** Extracted data **
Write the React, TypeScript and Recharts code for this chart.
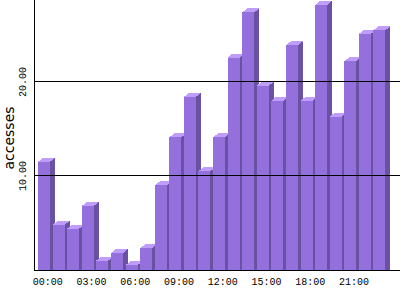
import React from 'react';
import { BarChart, Bar, XAxis, YAxis, ReferenceLine } from 'recharts';

const hours = [
  '00:00', '01:00', '02:00', '03:00', '04:00', '05:00', '06:00', '07:00',
  '08:00', '09:00', '10:00', '11:00', '12:00', '13:00', '14:00', '15:00',
  '16:00', '17:00', '18:00', '19:00', '20:00', '21:00', '22:00', '23:00',
];
const accesses = [
  11.5, 4.8, 4.4, 6.8, 1.0, 1.8, 0.5, 2.3, 9.0, 14.1, 18.4, 10.5,
  14.1, 22.6, 27.4, 19.6, 18.0, 23.9, 18.0, 28.2, 16.3, 22.2, 25.1, 25.5,
];
const yTicks = [10, 20];

const data = hours.map((h, i) => ({ hour: h, accesses: accesses[i] }));

const FRONT = '#9370db';
const SIDE = '#6a52a3';
const TOP = '#c09cfb';
const DX = 5;
const DY = 4;

// 3D looking bar: front face, darker right side, light top cap
const Bar3D = (props: any) => {
  const { x, y, width, height } = props;
  if (width == null || height == null) return null;
  const bottom = y + height + 3;
  return (
    <g shapeRendering="crispEdges">
      <polygon
        points={`${x + width},${y} ${x + width + DX},${y - DY} ${x + width + DX},${bottom - DY} ${x + width},${bottom}`}
        fill={SIDE}
      />
      <polygon
        points={`${x},${y} ${x + width},${y} ${x + width + DX},${y - DY} ${x + DX},${y - DY}`}
        fill={TOP}
      />
      <rect x={x} y={y} width={width} height={bottom - y} fill={FRONT} />
    </g>
  );
};

const XTick = ({ x, y, payload }: any) => (
  <text
    x={x + 3.5}
    y={y + 7}
    textAnchor="middle"
    fontFamily="'Liberation Mono', 'DejaVu Sans Mono', monospace"
    fontSize={10}
    fill="#000"
  >
    {payload.value}
  </text>
);

const YTick = ({ y, payload }: any) => (
  <text
    x={26}
    y={y}
    transform={`rotate(-90, 26, ${y})`}
    textAnchor="middle"
    fontFamily="'Liberation Mono', 'DejaVu Sans Mono', monospace"
    fontSize={10}
    fill="#000"
  >
    {Number(payload.value).toFixed(2)}
  </text>
);

export default function App() {
  return (
    <div style={{ position: 'absolute', left: 0, top: 0, width: 400, height: 300, background: '#fff' }}>
      <BarChart
        width={400}
        height={300}
        data={data}
        margin={{ top: 0, right: 0, bottom: 0, left: 0 }}
        barCategoryGap={0}
      >
        {yTicks.map((t) => (
          <ReferenceLine key={t} y={t} stroke="#000" strokeWidth={1} shapeRendering="crispEdges" />
        ))}
        <XAxis
          dataKey="hour"
          height={30}
          interval={2}
          padding={{ left: 3, right: 13 }}
          tickLine={false}
          axisLine={{ stroke: '#000', shapeRendering: 'crispEdges' }}
          tick={<XTick />}
        />
        <YAxis
          width={34}
          domain={[0, 28.72]}
          ticks={yTicks}
          allowDataOverflow
          tickLine={false}
          axisLine={{ stroke: '#000', shapeRendering: 'crispEdges' }}
          tick={<YTick />}
          label={{
            value: 'accesses',
            angle: -90,
            position: 'center',
            dx: -8,
            dy: 3,
            style: { fontFamily: "'DejaVu Sans', sans-serif", fontSize: 14, fill: '#000' },
          }}
        />
        <Bar
          dataKey="accesses"
          barSize={12}
          shape={<Bar3D />}
          isAnimationActive={false}
        />
      </BarChart>
    </div>
  );
}
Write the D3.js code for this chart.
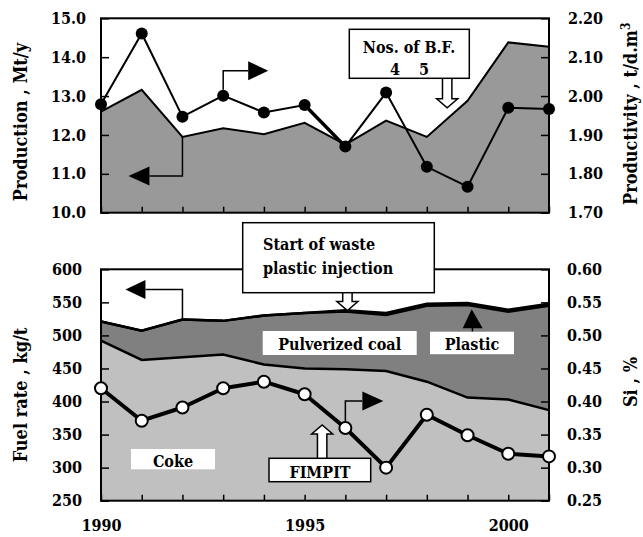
<!DOCTYPE html>
<html>
<head>
<meta charset="utf-8">
<script src="https://cdn.jsdelivr.net/npm/d3@7"></script>
<style>
  body { margin: 0; background: #fff; }
  svg { display: block; }
  text { font-family: "DejaVu Serif Condensed", "DejaVu Serif", serif; font-stretch: condensed; font-weight: bold; font-size: 16px; fill: #000; }
  text.title { font-size: 18px; }
</style>
</head>
<body>
<div id="chart"></div>
<script>
// years on the shared x axis
var years = [1990, 1991, 1992, 1993, 1994, 1995, 1996, 1997, 1998, 1999, 2000, 2001];
var yearLabels = [1990, 1995, 2000];

// upper panel
var productionMt = [12.60, 13.16, 11.95, 12.17, 12.02, 12.31, 11.75, 12.37, 11.95, 12.88, 14.38, 14.27];
var productivity = [1.979, 2.161, 1.947, 2.001, 1.958, 1.977, 1.870, 2.009, 1.818, 1.767, 1.970, 1.967];
var prodTicks = [10, 11, 12, 13, 14, 15];
var prtyTicks = [1.70, 1.80, 1.90, 2.00, 2.10, 2.20];

// lower panel (kg/t)
var cokeRate    = [492, 463, 467, 471, 456, 450, 449, 446, 430, 406, 403, 387];
var pcRate      = [29, 44, 57, 51, 74, 84, 87, 85, 115, 140, 133, 158];
var plasticRate = [0, 0, 0, 0, 0, 0, 2, 3, 3, 3, 3, 3];
var siPct       = [0.420, 0.371, 0.391, 0.420, 0.430, 0.411, 0.360, 0.300, 0.380, 0.349, 0.321, 0.317];
var fuelTicks = [250, 300, 350, 400, 450, 500, 550, 600];
var siTicks = [0.25, 0.30, 0.35, 0.40, 0.45, 0.50, 0.55, 0.60];

var W = 643, H = 537;
var svg = d3.select("#chart").append("svg").attr("width", W).attr("height", H);

var x = d3.scaleLinear().domain([1990, 2001]).range([101, 549]);

// ---------- upper panel ----------
var top0 = 18.3, top1 = 212.7;
var yProd = d3.scaleLinear().domain([10, 15]).range([top1, top0]);
var yPrty = d3.scaleLinear().domain([1.7, 2.2]).range([top1, top0]);

var up = svg.append("g");
up.append("rect").attr("x", x(1990)).attr("y", top0).attr("width", x(2001) - x(1990)).attr("height", top1 - top0).attr("fill", "#fff");

up.append("path")
  .datum(years)
  .attr("fill", "#999999")
  .attr("d", d3.area().x(function(d) { return x(d); }).y0(top1).y1(function(d, i) { return yProd(productionMt[i]); }));
up.append("path")
  .datum(years)
  .attr("fill", "none").attr("stroke", "#000").attr("stroke-width", 2)
  .attr("d", d3.line().x(function(d) { return x(d); }).y(function(d, i) { return yProd(productionMt[i]); }));

up.append("path")
  .datum(years)
  .attr("fill", "none").attr("stroke", "#000").attr("stroke-width", 2)
  .attr("d", d3.line().x(function(d) { return x(d); }).y(function(d, i) { return yPrty(productivity[i]); }));
// the 1995-96 segment is drawn heavier in the original
up.append("path")
  .datum([5, 6])
  .attr("fill", "none").attr("stroke", "#000").attr("stroke-width", 3.5)
  .attr("d", d3.line().x(function(i) { return x(years[i]); }).y(function(i) { return yPrty(productivity[i]); }));
up.selectAll("circle.pr").data(years).enter().append("circle")
  .attr("cx", function(d) { return x(d); })
  .attr("cy", function(d, i) { return yPrty(productivity[i]); })
  .attr("r", 6).attr("fill", "#000");

// axes (inward ticks)
up.append("g").attr("transform", "translate(" + x(1990) + ",0)")
  .call(d3.axisLeft(yProd).tickValues(prodTicks).tickFormat(d3.format(".1f")).tickSize(-8).tickPadding(15));
up.append("g").attr("transform", "translate(" + x(2001) + ",0)")
  .call(d3.axisRight(yPrty).tickValues(prtyTicks).tickFormat(d3.format(".2f")).tickSize(-8).tickPadding(19));
up.append("g").attr("transform", "translate(0," + top1 + ")")
  .call(d3.axisBottom(x).tickValues(years).tickFormat("").tickSize(-6));

// frame
up.append("rect").attr("x", x(1990)).attr("y", top0).attr("width", x(2001) - x(1990)).attr("height", top1 - top0)
  .attr("fill", "none").attr("stroke", "#000").attr("stroke-width", 2);

// ---------- lower panel ----------
var bot0 = 269.3, bot1 = 500.7;
var yFuel = d3.scaleLinear().domain([250, 600]).range([bot1, bot0]);
var ySi = d3.scaleLinear().domain([0.25, 0.60]).range([bot1, bot0]);

var lo = svg.append("g");
lo.append("rect").attr("x", x(1990)).attr("y", bot0).attr("width", x(2001) - x(1990)).attr("height", bot1 - bot0).attr("fill", "#fff");

var table = years.map(function(y, i) { return { year: y, coke: cokeRate[i], pc: pcRate[i], plastic: plasticRate[i] }; });
var stack = d3.stack().keys(["coke", "pc", "plastic"])(table);
var fills = { coke: "#c0c0c0", pc: "#808080", plastic: "#000" };
var area = d3.area()
  .x(function(d) { return x(d.data.year); })
  .y0(function(d) { return yFuel(Math.max(d[0], 250)); })
  .y1(function(d) { return yFuel(d[1]); });
lo.selectAll("path.layer").data(stack).enter().append("path")
  .attr("class", "layer")
  .attr("fill", function(s) { return fills[s.key]; })
  .attr("d", area);
var edge = d3.line().x(function(d) { return x(d.data.year); }).y(function(d) { return yFuel(d[1]); });
lo.selectAll("path.edge").data(stack).enter().append("path")
  .attr("fill", "none").attr("stroke", "#000").attr("stroke-width", 2.5)
  .attr("d", edge);

lo.append("path")
  .datum(years)
  .attr("fill", "none").attr("stroke", "#000").attr("stroke-width", 4).attr("stroke-linejoin", "round")
  .attr("d", d3.line().x(function(d) { return x(d); }).y(function(d, i) { return ySi(siPct[i]); }));

lo.append("g").attr("transform", "translate(" + x(1990) + ",0)")
  .call(d3.axisLeft(yFuel).tickValues(fuelTicks).tickFormat(d3.format("d")).tickSize(-8).tickPadding(19));
lo.append("g").attr("transform", "translate(" + x(2001) + ",0)")
  .call(d3.axisRight(ySi).tickValues(siTicks).tickFormat(d3.format(".2f")).tickSize(-8).tickPadding(18));
lo.append("g").attr("transform", "translate(0," + bot1 + ")")
  .call(d3.axisBottom(x).tickValues(years).tickSize(-6).tickPadding(19)
    .tickFormat(function(d) { return yearLabels.indexOf(d) >= 0 ? d : ""; }));

lo.append("rect").attr("x", x(1990)).attr("y", bot0).attr("width", x(2001) - x(1990)).attr("height", bot1 - bot0)
  .attr("fill", "none").attr("stroke", "#000").attr("stroke-width", 2);

lo.selectAll("circle.si").data(years).enter().append("circle")
  .attr("cx", function(d) { return x(d); })
  .attr("cy", function(d, i) { return ySi(siPct[i]); })
  .attr("r", 6).attr("fill", "#fff").attr("stroke", "#000").attr("stroke-width", 2);

// axis styling
svg.selectAll(".domain").remove();
svg.selectAll(".tick line").attr("stroke", "#000").attr("stroke-width", 1.5);
svg.selectAll(".tick text").attr("font-family", null).attr("font-size", null);

// ---------- annotations ----------
var ann = svg.append("g");

function box(x0, y0, w, h) {
  ann.append("rect").attr("x", x0).attr("y", y0).attr("width", w).attr("height", h)
    .attr("fill", "#fff").attr("stroke", "#000").attr("stroke-width", 1.5);
}
function label(t, cx, by, anchor) {
  ann.append("text").attr("x", cx).attr("y", by).attr("text-anchor", anchor || "middle").text(t);
}
// elbow arrow with filled head: from (ax,ay) vertical by dy, then horizontal by dx, head length hl
function elbow(ax, ay, dy, dx, hl) {
  var ey = ay + dy, ex = ax + dx, s = dx > 0 ? 1 : -1;
  ann.append("path").attr("d", "M" + ax + "," + ay + "V" + ey + "H" + ex)
    .attr("fill", "none").attr("stroke", "#000").attr("stroke-width", 1.5);
  ann.append("path").attr("d", "M" + ex + "," + (ey - 9.5) + "L" + (ex + s * hl) + "," + ey + "L" + ex + "," + (ey + 9.5) + "Z")
    .attr("fill", "#000");
}
// hollow block arrow, dir = 1 down, -1 up
function hollow(cx, y0, y1, dir) {
  var hw = 4.7, hh = 10.5, base = y1 - dir * 9;
  ann.append("path")
    .attr("d", "M" + (cx - hw) + "," + y0 + "V" + base + "H" + (cx - hh) + "L" + cx + "," + y1 +
      "L" + (cx + hh) + "," + base + "H" + (cx + hw) + "V" + y0)
    .attr("fill", "#fff").attr("stroke", "#000").attr("stroke-width", 1.5);
}

elbow(x(1993), yPrty(productivity[3]) - 6, -19, 25, 20);
elbow(x(1992), yProd(productionMt[2]), 39, -33, 21);
elbow(x(1992), yFuel(cokeRate[2] + pcRate[2]), -30, -37, 20);
elbow(x(1996), ySi(siPct[6]) - 6, -21, 17, 21);

// Nos. of B.F.
hollow(x(1998.5), 78.3, 107.7, 1);
box(349.3, 29.3, 120, 49);
label("Nos. of B.F.", 409, 53);
label("4", 395, 75);
label("5", 424, 75);

// start of waste plastic injection
hollow(x(1996.05), 292.7, 310.5, 1);
box(242.7, 222.7, 191.6, 70);
label("Start of waste", 263, 250, "start");
label("plastic injection", 263, 274, "start");

// layer names
ann.append("rect").attr("x", 262.7).attr("y", 331).attr("width", 154).attr("height", 24).attr("fill", "#fff");
label("Pulverized coal", 339.7, 349.5);
ann.append("path").attr("d", "M" + x(1999.12) + ",331.7V326").attr("stroke", "#000").attr("stroke-width", 1.5);
ann.append("path").attr("d", "M462.7,328.3L471.7,309.3L482.7,328.3Z").attr("fill", "#000");
ann.append("rect").attr("x", 430).attr("y", 331.7).attr("width", 84).attr("height", 22.5).attr("fill", "#fff");
label("Plastic", 472, 349.5);
ann.append("rect").attr("x", 131).attr("y", 449).attr("width", 84).attr("height", 20.3).attr("fill", "#fff");
label("Coke", 173, 467);

// FIMPIT
hollow(x(1995.43), 458.3, 425, -1);
box(269, 458.3, 101.7, 23.4);
label("FIMPIT", 320, 477.5);

// axis titles
function vtitle(parent, cx, cy, anchor) {
  return parent.append("text").attr("class", "title")
    .attr("transform", "translate(" + cx + "," + cy + ") rotate(-90)").attr("text-anchor", anchor);
}
vtitle(svg, 27, 122, "middle").text("Production , Mt/y");
vtitle(svg, 27, 395, "middle").text("Fuel rate , kg/t");
var pt = vtitle(svg, 637, 205, "start");
pt.append("tspan").text("Productivity , t/d.m");
pt.append("tspan").attr("baseline-shift", "super").attr("font-size", "12px").text("3");
vtitle(svg, 637, 382, "middle").text("Si , %");
</script>
</body>
</html>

** Stated goal **
Transcribe the lines between the one holding "Write the D3.js code for this chart." and the one holding "var prtyTicks = [1.70, 1.80, 1.90, 2.00, 2.10, 2.20];", inclusive, and leave out any pictures.

** The completed task **
Write the D3.js code for this chart.
<!DOCTYPE html>
<html>
<head>
<meta charset="utf-8">
<script src="https://cdn.jsdelivr.net/npm/d3@7"></script>
<style>
  body { margin: 0; background: #fff; }
  svg { display: block; }
  text { font-family: "DejaVu Serif Condensed", "DejaVu Serif", serif; font-stretch: condensed; font-weight: bold; font-size: 16px; fill: #000; }
  text.title { font-size: 18px; }
</style>
</head>
<body>
<div id="chart"></div>
<script>
// years on the shared x axis
var years = [1990, 1991, 1992, 1993, 1994, 1995, 1996, 1997, 1998, 1999, 2000, 2001];
var yearLabels = [1990, 1995, 2000];

// upper panel
var productionMt = [12.60, 13.16, 11.95, 12.17, 12.02, 12.31, 11.75, 12.37, 11.95, 12.88, 14.38, 14.27];
var productivity = [1.979, 2.161, 1.947, 2.001, 1.958, 1.977, 1.870, 2.009, 1.818, 1.767, 1.970, 1.967];
var prodTicks = [10, 11, 12, 13, 14, 15];
var prtyTicks = [1.70, 1.80, 1.90, 2.00, 2.10, 2.20];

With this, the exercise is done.